* Aim
Output the lines below exactly, please, from the first line until the line with "from matplotlib.lines import Line2D", counting both.

* Data block
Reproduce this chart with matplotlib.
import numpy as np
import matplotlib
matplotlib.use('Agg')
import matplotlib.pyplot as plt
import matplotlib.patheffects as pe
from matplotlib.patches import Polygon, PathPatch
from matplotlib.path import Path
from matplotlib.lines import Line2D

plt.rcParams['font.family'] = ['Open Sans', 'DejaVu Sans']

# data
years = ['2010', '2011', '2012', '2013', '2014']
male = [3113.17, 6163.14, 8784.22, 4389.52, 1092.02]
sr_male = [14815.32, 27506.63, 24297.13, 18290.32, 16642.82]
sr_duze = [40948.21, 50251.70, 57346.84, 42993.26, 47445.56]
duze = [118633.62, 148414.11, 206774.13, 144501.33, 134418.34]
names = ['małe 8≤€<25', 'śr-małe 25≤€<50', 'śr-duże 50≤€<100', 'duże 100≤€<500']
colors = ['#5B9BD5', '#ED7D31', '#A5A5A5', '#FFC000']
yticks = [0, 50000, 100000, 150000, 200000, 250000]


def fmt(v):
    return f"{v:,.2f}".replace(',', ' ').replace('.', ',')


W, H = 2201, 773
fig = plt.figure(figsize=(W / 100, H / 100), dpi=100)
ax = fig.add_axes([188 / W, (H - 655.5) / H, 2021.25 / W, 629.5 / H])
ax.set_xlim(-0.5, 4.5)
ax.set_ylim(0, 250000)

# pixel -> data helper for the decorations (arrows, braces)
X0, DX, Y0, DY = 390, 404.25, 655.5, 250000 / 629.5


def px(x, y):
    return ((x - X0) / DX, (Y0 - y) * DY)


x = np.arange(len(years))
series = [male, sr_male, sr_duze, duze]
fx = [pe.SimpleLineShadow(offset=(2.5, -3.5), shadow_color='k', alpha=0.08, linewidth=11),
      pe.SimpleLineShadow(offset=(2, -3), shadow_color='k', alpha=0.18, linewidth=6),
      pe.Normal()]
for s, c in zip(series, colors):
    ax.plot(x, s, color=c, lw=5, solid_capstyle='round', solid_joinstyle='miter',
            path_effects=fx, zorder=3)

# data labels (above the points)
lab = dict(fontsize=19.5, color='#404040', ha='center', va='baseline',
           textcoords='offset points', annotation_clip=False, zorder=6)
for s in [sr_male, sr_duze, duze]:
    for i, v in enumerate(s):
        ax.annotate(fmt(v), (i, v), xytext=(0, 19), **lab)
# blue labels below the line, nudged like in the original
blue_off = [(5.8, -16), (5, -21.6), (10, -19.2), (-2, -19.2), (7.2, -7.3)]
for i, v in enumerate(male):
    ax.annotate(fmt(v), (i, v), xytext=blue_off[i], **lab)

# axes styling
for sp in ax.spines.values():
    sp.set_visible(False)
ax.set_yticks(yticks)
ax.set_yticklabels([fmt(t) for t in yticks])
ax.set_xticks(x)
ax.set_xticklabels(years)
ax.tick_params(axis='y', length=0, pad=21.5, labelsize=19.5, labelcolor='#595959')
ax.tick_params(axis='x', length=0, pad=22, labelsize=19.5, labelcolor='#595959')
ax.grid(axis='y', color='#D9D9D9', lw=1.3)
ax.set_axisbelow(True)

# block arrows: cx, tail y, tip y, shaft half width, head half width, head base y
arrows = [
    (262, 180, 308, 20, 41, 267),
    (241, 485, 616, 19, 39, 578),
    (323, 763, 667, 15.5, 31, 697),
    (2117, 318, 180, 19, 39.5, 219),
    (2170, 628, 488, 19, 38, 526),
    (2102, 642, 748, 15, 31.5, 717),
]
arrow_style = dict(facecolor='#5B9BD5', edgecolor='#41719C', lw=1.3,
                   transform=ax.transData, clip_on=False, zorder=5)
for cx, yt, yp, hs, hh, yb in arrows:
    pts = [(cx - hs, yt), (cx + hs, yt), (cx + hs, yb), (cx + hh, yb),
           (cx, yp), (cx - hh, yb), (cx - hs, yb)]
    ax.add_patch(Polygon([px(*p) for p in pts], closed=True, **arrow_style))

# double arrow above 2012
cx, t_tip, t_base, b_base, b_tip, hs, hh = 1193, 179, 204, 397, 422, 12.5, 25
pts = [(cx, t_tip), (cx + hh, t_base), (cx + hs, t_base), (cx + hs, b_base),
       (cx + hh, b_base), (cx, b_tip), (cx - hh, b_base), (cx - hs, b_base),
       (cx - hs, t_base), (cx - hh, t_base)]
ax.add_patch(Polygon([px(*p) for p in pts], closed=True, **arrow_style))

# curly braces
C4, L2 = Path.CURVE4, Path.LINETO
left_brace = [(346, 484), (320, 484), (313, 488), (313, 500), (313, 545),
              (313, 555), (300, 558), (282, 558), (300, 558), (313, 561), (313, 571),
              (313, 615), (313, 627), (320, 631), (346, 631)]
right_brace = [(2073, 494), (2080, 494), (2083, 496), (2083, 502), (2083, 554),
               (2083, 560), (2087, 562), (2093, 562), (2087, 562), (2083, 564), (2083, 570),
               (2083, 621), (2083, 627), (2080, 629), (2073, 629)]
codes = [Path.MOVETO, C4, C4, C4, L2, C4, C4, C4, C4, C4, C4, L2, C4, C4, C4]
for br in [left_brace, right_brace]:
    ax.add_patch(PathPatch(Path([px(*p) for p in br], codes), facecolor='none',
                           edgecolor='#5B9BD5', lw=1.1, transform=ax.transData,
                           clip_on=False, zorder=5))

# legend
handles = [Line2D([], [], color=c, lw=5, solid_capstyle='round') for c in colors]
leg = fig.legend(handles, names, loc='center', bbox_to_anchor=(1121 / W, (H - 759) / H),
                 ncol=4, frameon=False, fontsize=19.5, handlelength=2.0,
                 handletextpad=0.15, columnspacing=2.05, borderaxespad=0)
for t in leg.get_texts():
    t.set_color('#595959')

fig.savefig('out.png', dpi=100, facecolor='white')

* Response to this task
Reproduce this chart with matplotlib.
import numpy as np
import matplotlib
matplotlib.use('Agg')
import matplotlib.pyplot as plt
import matplotlib.patheffects as pe
from matplotlib.patches import Polygon, PathPatch
from matplotlib.path import Path
from matplotlib.lines import Line2D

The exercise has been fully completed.